Merkel, Erdogan take stock of 50 years of 'guest workers'
BERLIN - Agence France-Presse
German Chancellor Angela Merkel (C) and German Interior Minister Hans-Peter Friedrich (L) welcome Turkish Prime Minister Recep Tayyip Erdogan (R) outside the Foreign Ministry in Berlin for a ceremony to celebrate 50 years of Turkish guest workers in Germany on November 2, 2011. AFP photo
German Chancellor Angela Merkel and Turkish Prime Minister Recep Tayyip Erdogan Wednesday marked 50 years since their countries' "guest worker" pact, taking stock of an often fraught partnership.
When Turkish migrant workers first arrived to work in Germany's car plants, coal mines and steel foundries half a century ago to fill a yawning gap in the booming country's workforce, most Germans thought they would soon be gone.
Today, some three million Turks or Germans of Turkish origin are settled in this 82-million-strong country, representing its largest ethnic minority.
In her most recent weekly video podcast, Merkel urged Turks to do more to integrate but acknowledged that Germany must boost efforts to attract and keep qualified workers of non-German origin.
"If you just look at what kind of life is in Istanbul, how much growth and how much change you see there, then it also shows us: we must present immigrants with a good offer," she said on the occasion of the anniversary of the first migration agreement with Turkey.
Erdogan told Wednesday's Bild newspaper that Berlin had made mistakes in its immigration policy with regard to Turks and in failing to back Ankara's drive to join the European Union. "German policy does not sufficiently value the integration of three million Turks in Germany," he told the top-selling German daily.
"The German government must do much more for Turkey's EU membership bid because it would strongly advance integration. Because we Turks have such strong positive feelings for Germany, we feel left in the lurch." Berlin favours a "privileged partnership" between the EU and Turkey, an alliance which falls short of full membership.
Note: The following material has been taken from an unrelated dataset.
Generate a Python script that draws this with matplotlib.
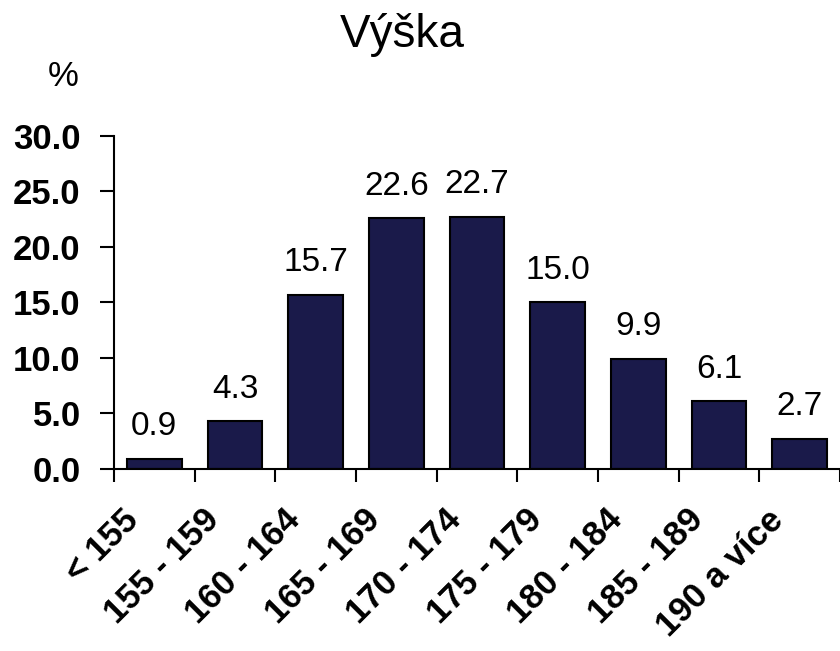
import matplotlib
matplotlib.use('Agg')
import matplotlib.pyplot as plt
import matplotlib.transforms as mtransforms
import numpy as np

plt.rcParams['font.family'] = ['Liberation Sans', 'DejaVu Sans']

kategorie = ['< 155', '155 - 159', '160 - 164', '165 - 169', '170 - 174',
             '175 - 179', '180 - 184', '185 - 189', '190 a více']
hodnoty = [0.9, 4.3, 15.7, 22.6, 22.7, 15.0, 9.9, 6.1, 2.7]
y_ticky = [0.0, 5.0, 10.0, 15.0, 20.0, 25.0, 30.0]

x = np.arange(len(kategorie)) + 0.5

fig = plt.figure(figsize=(8.4, 6.51), dpi=100)
ax = fig.add_axes([0.1357, 0.2796, 0.8643, 0.5115])

barva = '#1a1a4a'
sloupce = ax.bar(x, hodnoty, width=0.68, color=barva, edgecolor='black', linewidth=1.5)

ax.set_xlim(0, len(kategorie))
ax.set_ylim(0, 30)
ax.set_yticks(y_ticky)
ax.set_yticklabels([f'{v:.1f}' for v in y_ticky], fontsize=25, fontweight='bold')

# popisky kategorii uprostred, carky mezi kategoriemi
ax.set_xticks(x)
ax.set_xticklabels(kategorie, rotation=45, ha='right', va='center',
                   rotation_mode='anchor', fontsize=25, fontweight='bold')
ax.set_xticks(np.arange(len(kategorie) + 1), minor=True)
ax.tick_params(axis='x', which='major', length=0, pad=33)
ax.tick_params(axis='x', which='minor', length=9, width=1.5, direction='out')
ax.tick_params(axis='y', length=10, width=1.5, direction='out', pad=14)

posun = mtransforms.ScaledTranslation(-21 / 100, 0, fig.dpi_scale_trans)
for lab in ax.get_xticklabels():
    lab.set_transform(lab.get_transform() + posun)

for s in ['top', 'right']:
    ax.spines[s].set_visible(False)
for s in ['left', 'bottom']:
    ax.spines[s].set_linewidth(1.5)

# hodnoty nad sloupci
for sl, v in zip(sloupce, hodnoty):
    ax.annotate(f'{v:.1f}', (sl.get_x() + sl.get_width() / 2, sl.get_height()),
                xytext=(0, 17), textcoords='offset points',
                ha='center', va='baseline', fontsize=24)

fig.text(0.479, 0.928, 'Výška', ha='center', va='baseline', fontsize=33)
fig.text(0.075, 0.882, '%', ha='center', va='center', fontsize=25)

fig.savefig('out.png', dpi=100)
Some 900,000 Turks arrived between 1961, when the Turkish-German labour exchange pact was signed, and 1973 when the oil crisis and rising unemployment put paid to it, according to the German migration centre (DOMiD).
At first the "guests" -- 20 percent of them women -- signed up for two-year contracts. But in 1964, the rules were relaxed to allow employers to decide how long contracts would run.
While Germany called it a "guest worker" programme and long resisted the notion that it had become a "country of immigration," the legacy of the pact has irreversibly transformed German society.
However Merkel and other officials regularly complain that many Turks have proved unwilling, or unable, to make the most of their lives here by failing to master German or fully adopt the culture's norms.
This has sometimes fuelled tensions, with a former central banker publishing a runaway bestseller last year saying Germany was being made "more stupid" by four million purportedly undereducated and unproductive Muslim migrants.
Some 30 percent of students of Turkish origin do not have a school leaving certificate, and just 14 percent pass their final secondary school examinations, according to a study by the Berlin Institute for Population and Development.
However Turkish groups in Germany complain of rampant discrimination in the labour and housing markets and in education, creating frustrating hurdles to full inclusion in German society.
Despite fresh turmoil over the eurozone debt crisis, the chancellor has reserved a large part of the day for the anniversary celebration before she jets off to Cannes for a G20 meeting.
Merkel and Erdogan will give speeches and attend a panel discussion with representatives of Germany's Turkish community at the foreign ministry before holding talks on bilateral and international affairs at the chancellery.